All the securities will be subject to a four-month hold period from the date of closing. The private placement is expected to close in two tranches on or about February 23, 2017 and is subject to the approval of the TSX Venture Exchange. Equitas intends to use the net proceeds for a drilling program on the Company's mineral properties in Brazil, and for general working capital purposes.
On Behalf of the Board of Directors,
EQUITAS RESOURCES CORP.
“Alan Carter”
Alan Carter
President
Tel: 604.676.5660
info@equitasresources.com
Neither TSX Venture Exchange nor it Regulation Services Provider (as that term is defined in the policies of the TSX Venture Exchange) accepts responsibility for the adequacy or accuracy of this release.
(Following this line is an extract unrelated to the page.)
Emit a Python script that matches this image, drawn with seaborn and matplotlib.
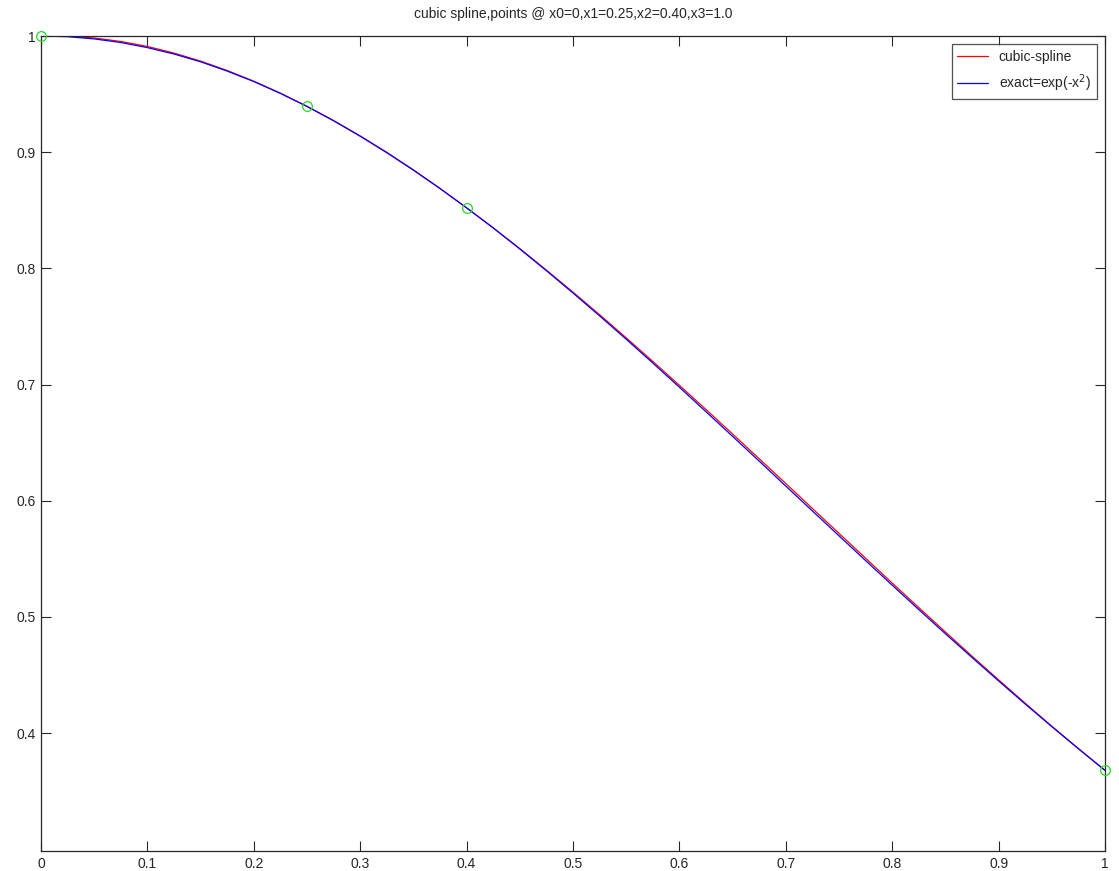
import matplotlib
matplotlib.use("Agg")
import matplotlib.pyplot as plt
import seaborn as sns
import pandas as pd

# Data
x_curve = [0.0, 0.025, 0.05, 0.075, 0.1, 0.125, 0.15, 0.175, 0.2, 0.225,
           0.25, 0.275, 0.3, 0.325, 0.35, 0.375, 0.4, 0.425, 0.45, 0.475,
           0.5, 0.525, 0.55, 0.575, 0.6, 0.625, 0.65, 0.675, 0.7, 0.725,
           0.75, 0.775, 0.8, 0.825, 0.85, 0.875, 0.9, 0.925, 0.95, 0.975, 1.0]
y_spline = [1.0, 0.9999, 0.9983, 0.9953, 0.9910, 0.9853, 0.9784, 0.9703,
            0.9611, 0.9508, 0.9394, 0.9270, 0.9137, 0.8995, 0.8845, 0.8687,
            0.8521, 0.8349, 0.8170, 0.7985, 0.7795, 0.7601, 0.7402, 0.7199,
            0.6993, 0.6785, 0.6574, 0.6361, 0.6148, 0.5933, 0.5719, 0.5505,
            0.5291, 0.5080, 0.4870, 0.4662, 0.4458, 0.4257, 0.4059, 0.3867,
            0.3679]
y_exact = [1.0, 0.9994, 0.9975, 0.9944, 0.9900, 0.9845, 0.9778, 0.9698,
           0.9608, 0.9506, 0.9394, 0.9272, 0.9139, 0.8998, 0.8847, 0.8688,
           0.8521, 0.8348, 0.8167, 0.7980, 0.7788, 0.7591, 0.7390, 0.7185,
           0.6977, 0.6766, 0.6554, 0.6341, 0.6126, 0.5912, 0.5698, 0.5485,
           0.5273, 0.5063, 0.4855, 0.4651, 0.4449, 0.4250, 0.4056, 0.3865,
           0.3679]
x_nodes = [0.0, 0.25, 0.40, 1.0]
y_nodes = [1.0, 0.9394, 0.8521, 0.3679]

x_ticks = [0, 0.1, 0.2, 0.3, 0.4, 0.5, 0.6, 0.7, 0.8, 0.9, 1]
x_ticklabels = ["0", "0.1", "0.2", "0.3", "0.4", "0.5", "0.6", "0.7", "0.8", "0.9", "1"]
y_ticks = [0.4, 0.5, 0.6, 0.7, 0.8, 0.9, 1.0]
y_ticklabels = ["0.4", "0.5", "0.6", "0.7", "0.8", "0.9", "1"]

sns.set_style("ticks")
plt.rcParams['font.family'] = ['Liberation Sans', 'DejaVu Sans']

fig = plt.figure(figsize=(11.19, 8.71), dpi=100)
ax = fig.add_axes([41/1119, 1-851/871, (1105-41)/1119, (851-36)/871])

df_s = pd.DataFrame({"x": x_curve, "y": y_spline})
df_e = pd.DataFrame({"x": x_curve, "y": y_exact})
df_n = pd.DataFrame({"x": x_nodes, "y": y_nodes})

sns.lineplot(data=df_s, x="x", y="y", ax=ax, color="#ff0000", linewidth=0.9,
             label="cubic-spline", sort=False)
sns.lineplot(data=df_e, x="x", y="y", ax=ax, color="#0000ff", linewidth=0.9,
             label="exact=exp(-x$^2$)", sort=False)
ax.plot(df_n["x"], df_n["y"], linestyle="none", marker="o", markersize=7,
        markerfacecolor="none", markeredgecolor="#22dd22", markeredgewidth=0.9,
        clip_on=False, zorder=5)

ax.set_xlim(0, 1)
ax.set_ylim(0.2985, 1.0)
ax.set_xticks(x_ticks)
ax.set_xticklabels(x_ticklabels)
ax.set_yticks(y_ticks)
ax.set_yticklabels(y_ticklabels)
ax.set_xlabel("")
ax.set_ylabel("")
ax.tick_params(direction="in", length=7, width=0.8, top=True, right=True,
               labelsize=10, colors="#262626", pad=4)
for sp in ax.spines.values():
    sp.set_visible(True)
    sp.set_linewidth(0.9)
    sp.set_color("#262626")

ax.set_title("cubic spline,points @ x0=0,x1=0.25,x2=0.40,x3=1.0", fontsize=10, pad=13)

leg = ax.legend(loc="upper right", fontsize=10, frameon=True, fancybox=False,
                edgecolor="#262626", handlelength=2.2, borderaxespad=0.6,
                labelspacing=0.6)
leg.get_frame().set_linewidth(0.9)

fig.savefig("out.png", dpi=100)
Forward-Looking Statements
Statements in this document which are not purely historical are forward-looking statements, including any statements regarding beliefs, plans, expectations or intentions regarding the future. It is important to note that actual outcomes and the Company’s actual results could differ materially from those in such forward-looking statements. Forward looking statements in this news release include the proposal to raise funds and the intended use of proceeds, assuming that the private placement is completed. Risks and uncertainties include the state of the markets and the market for the Company’s securities. Factors that could cause actual results to differ materially include that Equitas is unable to complete all or a portion of the financing. Except as required by law, we do not undertake to update these forward-looking statements.